Merlin cannot vouch for the effectiveness of Culpeper’s preparation, but certainly cowslips were much in evidence recently at Merlin’s local parish church, where the first Sunday in May is celebrated as Cowslip Sunday.

The origins of this custom go back to the mid-19th century, when the local village was surrounded by cowslips. On the first Sunday of May, people from the nearby city, some six miles away, would visit the village to see the cowslips and to buy “cowslip balls” from the local children. These were small balls of dried grass decorated with cowslip flowers.
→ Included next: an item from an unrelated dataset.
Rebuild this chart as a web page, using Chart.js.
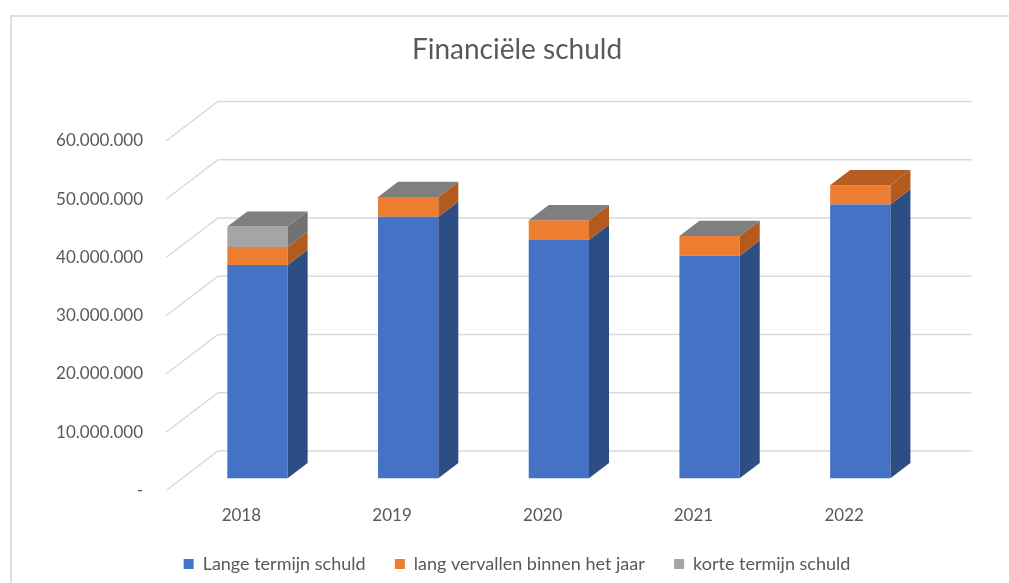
<!DOCTYPE html>
<html>
<head>
    <title>Financiële schuld</title>
    <style>
        body {
            margin: 0;
            padding: 0;
            background-color: #fff;
            overflow: hidden;
        }
        .frame {
            position: absolute;
            left: 10px;
            top: 15px;
            width: 1020px;
            height: 600px;
            border: 2px solid #dedede;
        }
        canvas {
            position: absolute;
            left: 0;
            top: 0;
        }
    </style>
</head>
<body>
    <div class="frame"></div>
    <canvas id="chart" width="1009" height="583"></canvas>

    <script src="https://cdn.jsdelivr.net/npm/chart.js"></script>
    <script>
        // data
        const years = ['2018', '2019', '2020', '2021', '2022'];
        const langeTermijn = [36600000, 44900000, 40900000, 38200000, 47000000];
        const langVervallen = [3100000, 3400000, 3400000, 3400000, 3300000];
        const korteTermijn = [3500000, 0, 0, 0, null];
        const yTicks = [0, 10000000, 20000000, 30000000, 40000000, 50000000, 60000000];

        const fontName = 'Lato, "Open Sans", sans-serif';
        const textColor = '#595959';

        // fake 3d: depth of the floor and where the bars sit in it
        const DX = 52, DY = -39.5;
        const BAR_T = 0.31, BAR_D = 0.385;

        const faceColors = [
            { side: '#2d4d85', top: '#3a62a8' },
            { side: '#b35a1f', top: '#b65d22' },
            { side: '#727272', top: '#7f7f7f' }
        ];

        function dotted(v) {
            return String(v).replace(/\B(?=(\d{3})+(?!\d))/g, '.');
        }

        function quad(ctx, pts, color) {
            ctx.beginPath();
            ctx.moveTo(pts[0][0], pts[0][1]);
            for (let i = 1; i < pts.length; i++) ctx.lineTo(pts[i][0], pts[i][1]);
            ctx.closePath();
            ctx.fillStyle = color;
            ctx.fill();
        }

        const fake3d = {
            id: 'fake3d',
            beforeDatasetsDraw(chart) {
                const ctx = chart.ctx;
                const area = chart.chartArea;
                const y = chart.scales.y;
                ctx.save();
                ctx.strokeStyle = '#d9d9d9';
                ctx.lineWidth = 1.5;
                ctx.beginPath();
                y.ticks.forEach(t => {
                    const py = y.getPixelForValue(t.value);
                    ctx.moveTo(area.left, py);
                    ctx.lineTo(area.left + DX, py + DY);
                    ctx.lineTo(area.right + DX, py + DY);
                });
                ctx.stroke();
                ctx.restore();

                ctx.save();
                ctx.translate(DX * BAR_T, DY * BAR_T);
            },
            afterDatasetsDraw(chart) {
                const ctx = chart.ctx;
                const bdx = DX * BAR_D, bdy = DY * BAR_D;
                const sets = chart.data.datasets;
                sets.forEach((ds, i) => {
                    const meta = chart.getDatasetMeta(i);
                    meta.data.forEach((el, j) => {
                        if (ds.data[j] === null) return;
                        const p = el.getProps(['x', 'y', 'base', 'width'], true);
                        const l = p.x - p.width / 2, r = p.x + p.width / 2;
                        const top = Math.min(p.y, p.base), bot = Math.max(p.y, p.base);
                        if (bot - top > 0) {
                            quad(ctx, [[r, top], [r + bdx, top + bdy], [r + bdx, bot + bdy], [r, bot]], faceColors[i].side);
                        }
                        // top face only on the highest segment of the stack
                        let last = -1;
                        sets.forEach((s, k) => { if (s.data[j] !== null) last = k; });
                        if (last === i) {
                            quad(ctx, [[l, top], [l + bdx, top + bdy], [r + bdx, top + bdy], [r, top]], faceColors[i].top);
                        }
                    });
                });
                ctx.restore();
            }
        };

        const ctx = document.getElementById('chart').getContext('2d');
        new Chart(ctx, {
            type: 'bar',
            data: {
                labels: years,
                datasets: [
                    { label: 'Lange termijn schuld', data: langeTermijn, backgroundColor: '#4472c4', yAxisID: 'y' },
                    { label: 'lang vervallen binnen het jaar', data: langVervallen, backgroundColor: '#ed7d31', yAxisID: 'y' },
                    { label: 'korte termijn schuld', data: korteTermijn, backgroundColor: '#a5a5a5', yAxisID: 'y' }
                ]
            },
            options: {
                responsive: false,
                animation: false,
                datasets: {
                    bar: { barPercentage: 0.4, categoryPercentage: 1, clip: false }
                },
                layout: {
                    padding: { left: 25, right: 0, top: 33.2, bottom: 0 }
                },
                plugins: {
                    title: {
                        display: true,
                        text: 'Financiële schuld',
                        color: textColor,
                        font: { family: fontName, size: 28, weight: 'normal', lineHeight: 1.2 },
                        padding: { top: 0, bottom: 74.2 }
                    },
                    legend: {
                        position: 'bottom',
                        labels: {
                            color: textColor,
                            font: { family: fontName, size: 18, lineHeight: 1.0 },
                            boxWidth: 10,
                            boxHeight: 10,
                            padding: 29.3
                        }
                    },
                    tooltip: { enabled: false }
                },
                scales: {
                    x: {
                        stacked: true,
                        afterFit(scale) { scale.height = 35.2; },
                        grid: { display: false, drawTicks: false },
                        border: { display: false },
                        ticks: {
                            color: textColor,
                            font: { family: fontName, size: 17, lineHeight: 1.2 },
                            padding: 14.6
                        }
                    },
                    y: {
                        stacked: true,
                        min: 0,
                        max: 60000000,
                        afterFit(scale) { scale.width = 141; },
                        afterBuildTicks(scale) { scale.ticks = yTicks.map(v => ({ value: v })); },
                        grid: { display: false, drawTicks: false },
                        border: { display: false },
                        ticks: {
                            color: textColor,
                            font: { family: fontName, size: 17 },
                            padding: 23,
                            callback: v => v === 0 ? '-' : dotted(v)
                        }
                    },
                    // empty axis on the right, only to keep room for the back wall
                    yR: {
                        type: 'linear',
                        position: 'right',
                        afterFit(scale) { scale.width = 89.5; },
                        grid: { display: false, drawTicks: false },
                        border: { display: false },
                        ticks: { display: false }
                    }
                }
            },
            plugins: [fake3d]
        });
    </script>
</body>
</html>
The custom fell into disuse at about the time of the 1914–18 war, but was revived in the 1960s.

On Cowslip Sunday, the church is decorated with cowslips (which are now grown by members of the congregation in their gardens rather than being picked from the wild). The children play a major part in the morning service, during which we walk in procession to the nearby stream, known locally as the Dumble, which is blessed by the rector.

Some might think that blessing the waters of a stream is somewhat passé in these cynical times. However, our Dumble is literally life-giving, as it provides drainage for the upland farms and is a source of irrigation for those further down the valley.

A group of local people is anxious that cowslips should grow once more in nearby pastures and on roadside verges, so perhaps Cowslip Sunday may one day be celebrated as in Victorian times.